It seems as if this blog is being treated just like my diary, neglected until either major events transpire in my life and I don’t want to forget them or I become bored with the lack of major events in my life happen so I resort to looking back on my past entries and become inspire to write new ones. Now I’m not too sure how I plan on treating this whole new reinvention of my blog-thing, so bear with me for the time being. And if it bothers you that much, stop here, I’ve never been a phenomenal writer so really, it won’t get much better.
I want to say that not much has changed in my life, but it wouldn’t necessarily be the truth. I mean I am no longer a junior in high school, or in high school at all for that matter. So that’s a huge event I’d be neglecting to mention, and my mother did not raise a liar. Unless of course I’m running late to an event or obligation and you ask me if I’m on my way, I will tell you I left five minutes ago when in reality I won’t leave for another five minutes. I do not want to reflect too much on high school just yet, it’s still relatively fresh in everyone’s mind so theres no point in getting sentimental just yet. But don’t you fret, there will definitely be a post about it in the very near future.
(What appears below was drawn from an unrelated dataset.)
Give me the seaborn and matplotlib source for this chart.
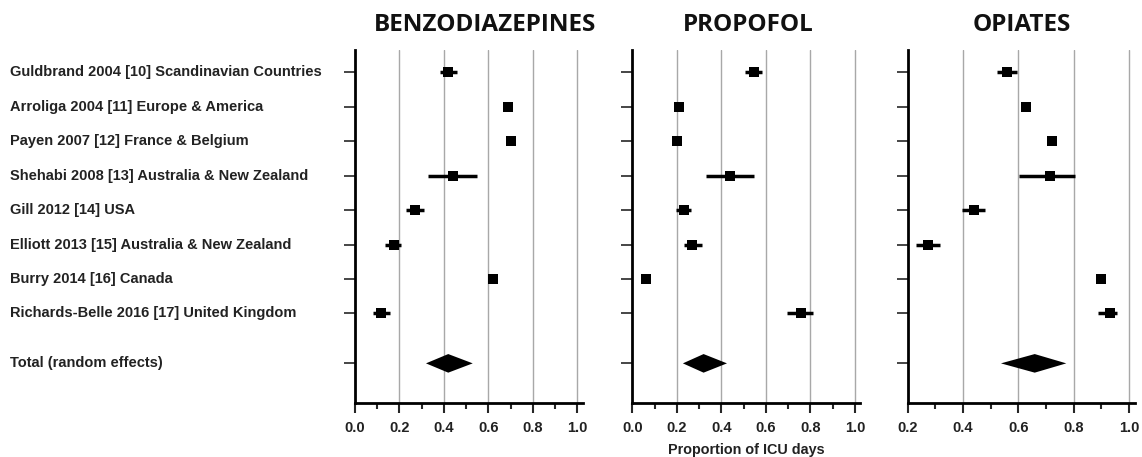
import numpy as np
import pandas as pd
import matplotlib
matplotlib.use('Agg')
import matplotlib.pyplot as plt
import matplotlib.transforms as mtransforms
from matplotlib.ticker import MultipleLocator
import seaborn as sns

# 연구 목록 (위에서 아래 순서)
studies = [
    'Guldbrand 2004 [10] Scandinavian Countries',
    'Arroliga 2004 [11] Europe & America',
    'Payen 2007 [12] France & Belgium',
    'Shehabi 2008 [13] Australia & New Zealand',
    'Gill 2012 [14] USA',
    'Elliott 2013 [15] Australia & New Zealand',
    'Burry 2014 [16] Canada',
    'Richards-Belle 2016 [17] United Kingdom',
]
total_label = 'Total (random effects)'
drugs = ['BENZODIAZEPINES', 'PROPOFOL', 'OPIATES']

# proportion of ICU days, 95% CI
benzo_est = [0.42, 0.69, 0.70, 0.44, 0.27, 0.175, 0.62, 0.12]
benzo_lo = [0.385, 0.68, 0.69, 0.33, 0.23, 0.135, 0.61, 0.08]
benzo_hi = [0.46, 0.70, 0.71, 0.55, 0.31, 0.21, 0.63, 0.16]
benzo_total = [0.42, 0.32, 0.53]

propofol_est = [0.545, 0.21, 0.20, 0.44, 0.23, 0.27, 0.062, 0.757]
propofol_lo = [0.505, 0.20, 0.19, 0.33, 0.195, 0.23, 0.055, 0.695]
propofol_hi = [0.583, 0.22, 0.21, 0.548, 0.264, 0.312, 0.07, 0.81]
propofol_total = [0.32, 0.227, 0.425]

opiates_est = [0.56, 0.629, 0.721, 0.714, 0.438, 0.274, 0.897, 0.931]
opiates_lo = [0.521, 0.62, 0.71, 0.603, 0.396, 0.23, 0.89, 0.889]
opiates_hi = [0.596, 0.64, 0.73, 0.806, 0.481, 0.316, 0.905, 0.957]
opiates_total = [0.659, 0.537, 0.773]

est_all = [benzo_est, propofol_est, opiates_est]
lo_all = [benzo_lo, propofol_lo, opiates_lo]
hi_all = [benzo_hi, propofol_hi, opiates_hi]
total_all = [benzo_total, propofol_total, opiates_total]
x_min = [0.0, 0.0, 0.2]

sns.set_style('white')
plt.rcParams['font.family'] = ['Liberation Sans', 'DejaVu Sans']

fig = plt.figure(figsize=(11.42, 4.57), dpi=100)
lefts = [0.3106, 0.5537, 0.7948]
title_x = [0.57, 0.507, 0.50]
bottom, top = 0.119, 0.8906
width = 0.1995

rows = np.arange(len(studies))
total_y = len(studies) - 1 + 1.45

axes = []
for i, drug in enumerate(drugs):
    ax = fig.add_axes([lefts[i], bottom, width, top - bottom])
    axes.append(ax)
    df = pd.DataFrame({'study': studies, 'y': rows,
                       'est': est_all[i], 'lo': lo_all[i], 'hi': hi_all[i]})

    # grid lines
    for g in np.arange(x_min[i] + 0.2, 1.01, 0.2):
        ax.axvline(g, color='#a8a8a8', lw=1.0, zorder=0)

    # confidence intervals
    ax.hlines(df['y'], df['lo'], df['hi'], color='black', lw=2.5, zorder=2)
    sns.scatterplot(data=df, x='est', y='y', marker='s', s=52, color='black',
                    edgecolor='black', linewidth=0, ax=ax, zorder=3, legend=False)

    # pooled estimate diamond
    t_est, t_lo, t_hi = total_all[i]
    h = 0.27
    ax.fill([t_lo, t_est, t_hi, t_est], [total_y, total_y - h, total_y, total_y + h],
            color='black', lw=0, zorder=3)

    ax.set_xlim(x_min[i], 1.023)
    ax.set_ylim(total_y + 1.14, -0.65)
    ax.xaxis.set_minor_locator(MultipleLocator(0.1))
    ticks = np.round(np.arange(x_min[i], 1.01, 0.2), 1)
    ax.set_xticks(ticks)
    ax.set_xticklabels([f'{v:.1f}' for v in ticks],
                       fontsize=10.5, fontweight='bold', color='#222222')
    ax.set_yticks(list(rows) + [total_y])
    ax.set_yticklabels([])
    ax.tick_params(axis='x', which='major', direction='out', length=7, width=1.5,
                   bottom=True, pad=6)
    ax.tick_params(axis='x', which='minor', direction='out', length=4, width=1.5,
                   bottom=True)
    ax.tick_params(axis='y', direction='out', length=8, width=1.2, left=True)
    sns.despine(ax=ax, top=True, right=True)
    for s in ['left', 'bottom']:
        ax.spines[s].set_linewidth(2.0)
        ax.spines[s].set_color('black')
    ax.set_xlabel('')
    ax.set_ylabel('')
    ax.text(title_x[i], 1.071, drug, transform=ax.transAxes, ha='center', va='center',
            fontsize=17.5, fontweight='bold', family=['Open Sans', 'DejaVu Sans'],
            color='#111111')

axes[1].set_xlabel('Proportion of ICU days', fontsize=10.4, fontweight='bold',
                   color='#222222', labelpad=6)

# study labels on the left
trans = mtransforms.blended_transform_factory(fig.transFigure, axes[0].transData)
for y, name in zip(rows, studies):
    fig.text(10 / 1142, y, name, transform=trans, ha='left', va='center',
             fontsize=10.5, fontweight='bold', color='#222222')
fig.text(10 / 1142, total_y, total_label, transform=trans, ha='left', va='center',
         fontsize=10.5, fontweight='bold', color='#222222')

fig.savefig('out.png', dpi=100)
That is if I don’t neglect this blog, yet again. (I make no promises.) But let’s see, what else has changed in the life of boring old me?
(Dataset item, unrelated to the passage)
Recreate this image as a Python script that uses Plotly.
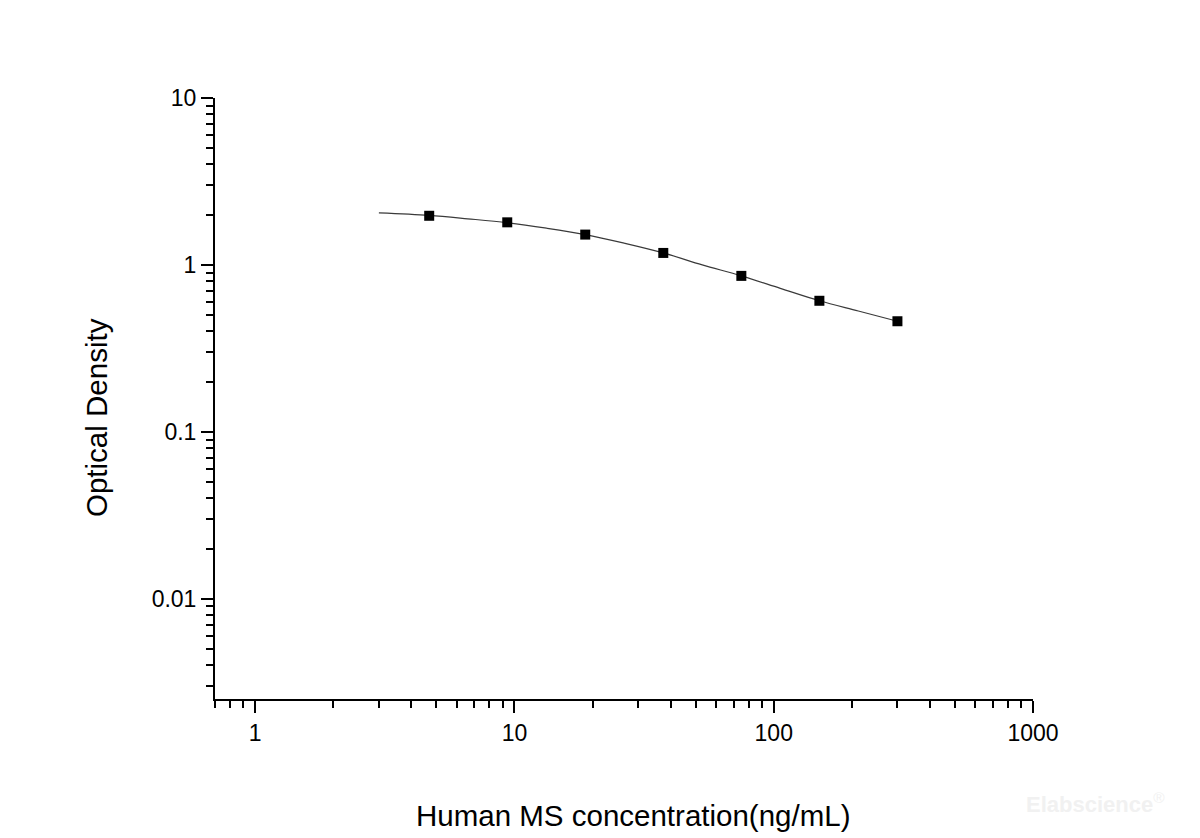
import plotly.graph_objects as go

# standard points (ng/mL vs OD)
conc = [4.69, 9.38, 18.75, 37.5, 75, 150, 300]
od = [1.97, 1.80, 1.52, 1.18, 0.86, 0.61, 0.46]

# fitted curve
fit_x = [3.0, 4.69, 6.6, 9.38, 13.3, 18.75, 26.5, 37.5, 53, 75, 106, 150, 212, 300]
fit_y = [2.05, 1.98, 1.89, 1.79, 1.66, 1.52, 1.35, 1.18, 1.00, 0.86, 0.724, 0.61, 0.530, 0.46]

x_ticks = [1, 10, 100, 1000]
x_labels = ['1', '10', '100', '1000']
y_ticks = [0.01, 0.1, 1, 10]
y_labels = ['0.01', '0.1', '1', '10']

x_title = 'Human MS concentration(ng/mL)'
y_title = 'Optical Density'

fig = go.Figure()

fig.add_trace(go.Scatter(
    x=fit_x, y=fit_y,
    mode='lines',
    line=dict(color='#3a3a3a', width=1.2, shape='spline'),
    showlegend=False,
    hoverinfo='skip'))

fig.add_trace(go.Scatter(
    x=conc, y=od,
    mode='markers',
    marker=dict(symbol='square', size=10, color='black'),
    showlegend=False))

axis_font = dict(family='Liberation Sans, Arial, sans-serif', size=23, color='black')
title_font = dict(family='Liberation Sans, Arial, sans-serif', size=29.5, color='black')

fig.update_xaxes(
    type='log', range=[-0.155, 3],
    tickvals=x_ticks, ticktext=x_labels,
    ticks='outside', ticklen=12, tickwidth=2, tickcolor='black',
    minor=dict(ticks='outside', ticklen=7, tickwidth=2, tickcolor='black', dtick='D1', showgrid=False),
    showline=True, linecolor='black', linewidth=2,
    showgrid=False, zeroline=False,
    tickfont=axis_font)

fig.update_yaxes(
    type='log', range=[-2.6, 1],
    tickvals=y_ticks, ticktext=y_labels,
    ticks='outside', ticklen=12, tickwidth=2, tickcolor='black',
    minor=dict(ticks='outside', ticklen=7, tickwidth=2, tickcolor='black', dtick='D1', showgrid=False),
    showline=True, linecolor='black', linewidth=2,
    showgrid=False, zeroline=False,
    tickfont=axis_font)

# axis titles placed as in the original (page px -> paper coords)
px = lambda x: (x - 207) / 818
py = lambda y: (689 - y) / 601

fig.add_annotation(x=px(625), y=py(805), xref='paper', yref='paper',
                   xanchor='center', yanchor='middle', text=x_title,
                   showarrow=False, font=title_font)
fig.add_annotation(x=px(88), y=py(408), xref='paper', yref='paper',
                   xanchor='center', yanchor='middle', text=y_title, textangle=-90,
                   showarrow=False, font=title_font)

# faint watermark
fig.add_annotation(
    x=px(1087), y=py(793), xref='paper', yref='paper',
    xanchor='center', yanchor='middle', text='<b>Elabscience</b><sup>®</sup>',
    showarrow=False, font=dict(family='Liberation Sans, Arial', size=22, color='#f1f1f1'))

fig.update_layout(
    width=1200, height=838,
    margin=dict(l=207, r=175, t=90, b=147, autoexpand=False),
    plot_bgcolor='white', paper_bgcolor='white')

fig.write_html('out.html')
Oh, well there is the obvious, I am in college now. And boy is it weird. But again, that’ll be a post for another day. This post is merely a catchup, or a sort of get to know me type thing. I’m still working at good old Marylou’s, slinging coffees and breaking hearts, come visit on Saturdays!!! What else? What else? I’ve become one of those people who keeps lying to themselves saying that everything will work out now, which is honestly a major improvement on my mental state. Because I used to be fairly pessimistic, but this is so much more fun. I went on a little road trip with my family in January! Which was by far, one of the greatest couple of days I have experienced and will ever get to experience. So much so, that my trip will also be discussed in another post. I’m hoping that if I commit to ideas now, I won’t back out of this blog thing again.
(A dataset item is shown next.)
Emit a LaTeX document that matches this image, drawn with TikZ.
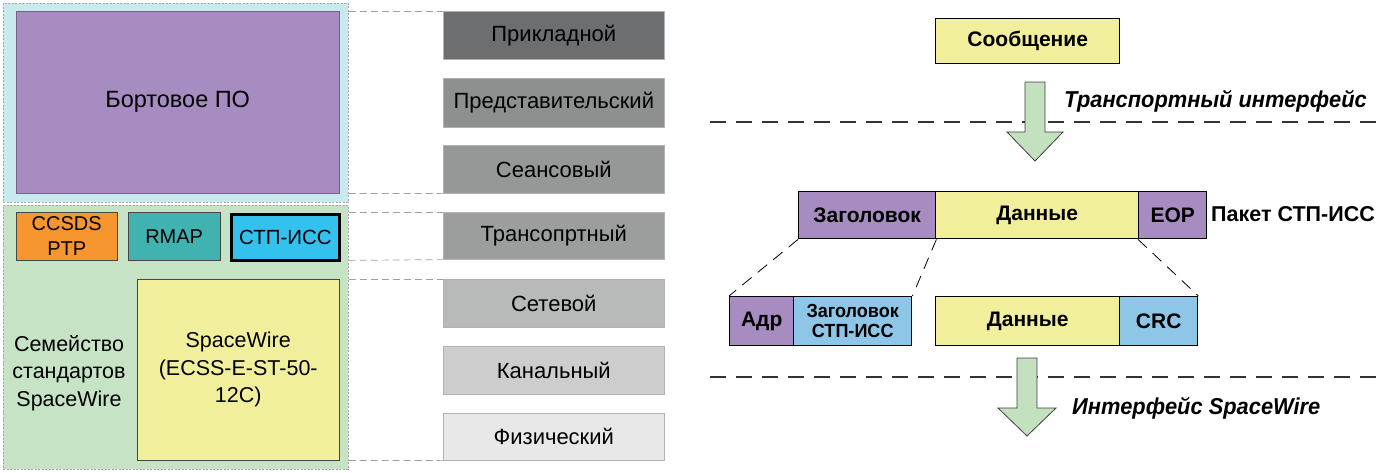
\documentclass[tikz,border=0pt]{standalone}
\usepackage{fontspec}
\setmainfont{Liberation Sans}
\newfontfamily\nrw[FakeStretch=0.95]{Liberation Sans}
\pgfdeclarelayer{bg}
\pgfsetlayers{bg,main}
\definecolor{cyanbg}{HTML}{C8EAEE}
\definecolor{greenbg}{HTML}{C6E3C6}
\definecolor{purp}{HTML}{A78CC1}
\definecolor{orng}{HTML}{F7962F}
\definecolor{teal2}{HTML}{40B2B0}
\definecolor{blu}{HTML}{33C1EE}
\definecolor{yel}{HTML}{F2EF9C}
\definecolor{lblu}{HTML}{8EC6E8}
\definecolor{garrow}{HTML}{C3E0BF}
\definecolor{g1}{HTML}{6D6E70}
\definecolor{g2}{HTML}{8E908F}
\definecolor{g3}{HTML}{969897}
\definecolor{g4}{HTML}{9C9E9D}
\definecolor{g5}{HTML}{B8BAB9}
\definecolor{g6}{HTML}{CCCDCC}
\definecolor{g7}{HTML}{E8E8E8}
\tikzset{
  rb/.style={rectangle, anchor=north west, inner sep=0pt, align=center, font=\fontsize{21.5}{27.5}\selectfont},
  panel/.style={rb, draw=gray!70, dash pattern=on 2pt off 1.5pt, line width=0.6pt},
  lbox/.style={rb, draw=gray!55!black, line width=0.4pt},
  layer/.style={rb, draw=gray!60, line width=0.6pt, minimum width=221pt, font=\fontsize{22}{26}\selectfont},
  pbox/.style={rb, draw=black, line width=1.4pt, font=\bfseries\fontsize{21}{24}\selectfont},
  guide/.style={draw=gray!75, dash pattern=on 7pt off 4pt, line width=0.7pt},
  bigdash/.style={draw=gray!40!black, dash pattern=on 16pt off 10pt, line width=1.6pt},
  vdash/.style={draw=black, dash pattern=on 8pt off 5pt, line width=0.7pt},
  ddash/.style={draw=black, dash pattern=on 12pt off 8pt, line width=0.8pt},
  garr/.style={fill=garrow, draw=gray!50!black, line width=0.8pt},
  ilabel/.style={anchor=west, inner sep=0pt, font=\nrw\bfseries\itshape\fontsize{23}{26}\selectfont}
}
\begin{document}
\begin{tikzpicture}[x=1pt,y=-1pt]
\useasboundingbox[fill=white] (0,0) rectangle (1390,472);
% left panel
\node[panel, fill=cyanbg, minimum width=345pt, minimum height=199pt] (cyanp) at (3,3) {};
\node[panel, fill=greenbg, minimum width=345pt, minimum height=264pt] (greenp) at (3,205) {};
\node[lbox, fill=purp, draw=purp!70!black, minimum width=323pt, minimum height=182pt, font=\fontsize{23.5}{28}\selectfont] (bort) at (16,11) {Бортовое ПО};
\node[lbox, fill=orng, minimum width=101pt, minimum height=48pt, font=\fontsize{20}{25}\selectfont] (ccsds) at (16,212) {CCSDS\\PTP};
\node[lbox, fill=teal2, minimum width=92pt, minimum height=48pt, font=\fontsize{20}{25}\selectfont] (rmap) at (128,212) {RMAP};
\node[rb, fill=blu, draw=black, line width=3pt, minimum width=108pt, minimum height=46pt, font=\fontsize{20.5}{25}\selectfont] (stp) at (230,213) {СТП-ИСС};
\node[lbox, fill=yel, minimum width=202pt, minimum height=181pt] (spw) at (137,279) {SpaceWire\\(ECSS-E-ST-50-\\12C)};
\node[align=center, inner sep=0pt, font=\fontsize{21.5}{27.5}\selectfont] (fam) at (69,373) {Семейство\\стандартов\\SpaceWire};
% layers
\node[layer, fill=g1, minimum height=48pt] (app) at (443,11) {Прикладной};
\node[layer, fill=g2, minimum height=49pt] (pres) at (443,78) {Представительский};
\node[layer, fill=g3, minimum height=48pt] (sess) at (443,145) {Сеансовый};
\node[layer, fill=g4, minimum height=47pt] (trans) at (443,212) {Трансопртный};
\node[layer, fill=g5, minimum height=48pt] (net) at (443,279) {Сетевой};
\node[layer, fill=g6, minimum height=48pt] (chan) at (443,346) {Канальный};
\node[layer, fill=g7, minimum height=47pt] (phys) at (443,413) {Физический};
% guides
\draw[guide] (cyanp.east |- bort.north) -- (app.north west);
\draw[guide] (cyanp.east |- bort.south) -- (sess.south west);
\draw[guide] (greenp.east |- ccsds.north) -- (trans.north west);
\draw[guide] (greenp.east |- ccsds.south) -- (trans.south west);
\draw[guide] (greenp.east |- spw.north) -- (net.north west);
\draw[guide] (greenp.east |- spw.south) -- (phys.south west);
% right part
\node[pbox, fill=yel, minimum width=184pt, minimum height=45pt] (msg) at (935,18) {Сообщение};
\node[pbox, fill=purp, minimum width=137pt, minimum height=47pt] (hdr) at (798,191) {Заголовок};
\node[pbox, fill=yel, minimum width=203pt, minimum height=47pt] (data) at (935,191) {Данные};
\node[pbox, fill=purp, minimum width=68pt, minimum height=47pt] (eop) at (1138,191) {EOP};
\node[anchor=west, inner sep=0pt, font=\bfseries\fontsize{21.5}{24}\selectfont] (pkt) at (1211,214) {Пакет СТП-ИСС};
\node[pbox, fill=purp, minimum width=64pt, minimum height=49pt] (adr) at (729,296) {Адр};
\node[pbox, fill=lblu, minimum width=118pt, minimum height=49pt, font=\nrw\bfseries\fontsize{19}{20}\selectfont] (sub) at (793,296) {Заголовок\\СТП-ИСС};
\node[pbox, fill=yel, minimum width=184pt, minimum height=49pt] (data2) at (935,296) {Данные};
\node[pbox, fill=lblu, minimum width=78pt, minimum height=49pt] (crc) at (1119,296) {CRC};
\begin{pgfonlayer}{bg}
\draw[vdash] (msg.south west) -- (data2.north west);
\draw[vdash] (msg.south east) -- (data2.north east);
\end{pgfonlayer}
\draw[ddash] (hdr.south west) -- (adr.north west);
\draw[ddash] (hdr.south east) -- (sub.north east);
\draw[ddash] (eop.south west) -- (crc.north east);
\coordinate (d1a) at (710,122);
\coordinate (d1b) at (1380,122);
\coordinate (d2a) at (710,377);
\coordinate (d2b) at (1380,377);
\draw[bigdash] (d1a) -- (d1b);
\draw[bigdash] (d2a) -- (d2b);
\draw[garr] (1025,82) -- (1045,82) -- (1045,132) -- (1063,132) -- (1035,161) -- (1007,132) -- (1025,132) -- cycle;
\draw[garr] (1017,358) -- (1037,358) -- (1037,408) -- (1056,408) -- (1027,436) -- (998,408) -- (1017,408) -- cycle;
\node[ilabel] (tif) at (1064,101) {Транспортный интерфейс};
\node[ilabel] (sif) at (1072,408) {Интерфейс SpaceWire};
\end{tikzpicture}
\end{document}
And it is not even that I’m doing this blog, especially this specific entry because it’s utter nonsense, for you, whoever you may be, to read. Though I do appreciate it and would love feedback if you ever get around to it. It’s more so for me. Writing has always been a huge part of who I am and I absolutely love to do it, so this whole thing is just another outlet for me to express myself freely and put into words this life I have been so blessed, or cursed somedays, with having. My nana has dementia and I hope to never forget, it’s awful to see someone so stripped of who they are as a person. And perhaps with these entries, and my journal I have continuously neglected and abused since the fifth grade, thank you Rianna, I will tell the story of who I am and what I have done and what I hope to do and be. Horribly cheesy, I know, but you should hear the playlist I’m playing right now, there’s no way you couldn’t be emotional with it on.